There’s a particularly Northern Quarter conversation you’ll have at some point, if you spend any time in this city, about eternally popular curry canteen This & That. If I’ve heard one hipster moan that This & That is overrated and the lesser-known Kabana or Al Faisal is better, I’ve heard a dozen. I just smile and say nothing. Maybe those places are better. I honestly don’t know or care, because I’ve never tried them. For ten years, I’ve been regularly hot-footing it at lunchtime down Soap Street, the shiftiest looking alley in the Northern Quarter. This & That’s star may have risen over the years, but the quality and generous portions haven’t changed, and the interior has remained reassuringly basic. Inside, Hi-vis-vested builders, besuited civil servants and shaggy faced scenesters shovel it in, shoulder to shoulder at red and yellow plastic tables that were possibly boosted from a McDonalds in 1984.
Hardcore fans know to go on particular days for their favourite curries
Join the queue. The friendly, endlessly patient owners pile a plate high with rice and slap on big ladlefuls of your choice of curries – then you top it with raw onion, coriander and green chillies and help yourself to a jug of tap water or a can of coke. You can get (often microwaved) bhajis, samosas, chapatis and naan, or a mango lassi from one of those burbling fountain things, but for me it’s all about the curries: lamb cooked to melting tenderness and paired with pumpkin or turnip, a robustly spiced chicken tikka, even humble dishes like cabbage or chana dhal are always solidly good eating. There’s a different menu for every day of the week, and hardcore fans know to go on particular days for their favourites. And, crucially, you will struggle to pay much more than a fiver.

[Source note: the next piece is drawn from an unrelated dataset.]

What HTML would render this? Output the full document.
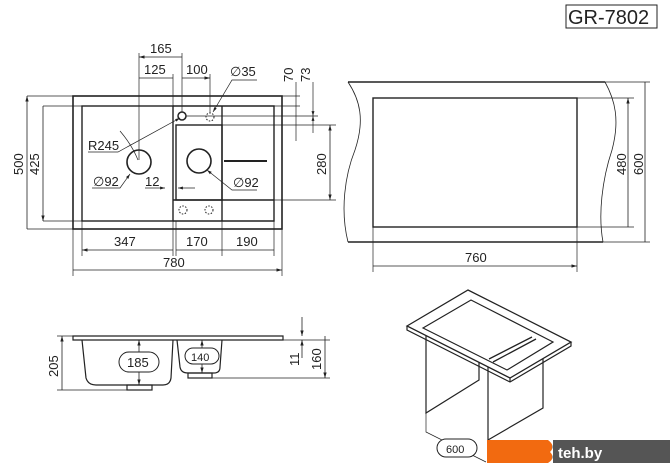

The rice n’ three caffs are a holdover from the days when the Northern Quarter was populated by South Asian immigrants working in the textile trade, who needed to eat cheaply and quickly. At getting on for 30 years old, This & That is a dinosaur in catering terms but one that has thrived while the neighbourhood has changed around it. There will always be a market for good food at reasonable prices. If the “NQ” is Manchester’s creative factory, this food is the fuel that keeps us all churning out those ideas. Long may it reign.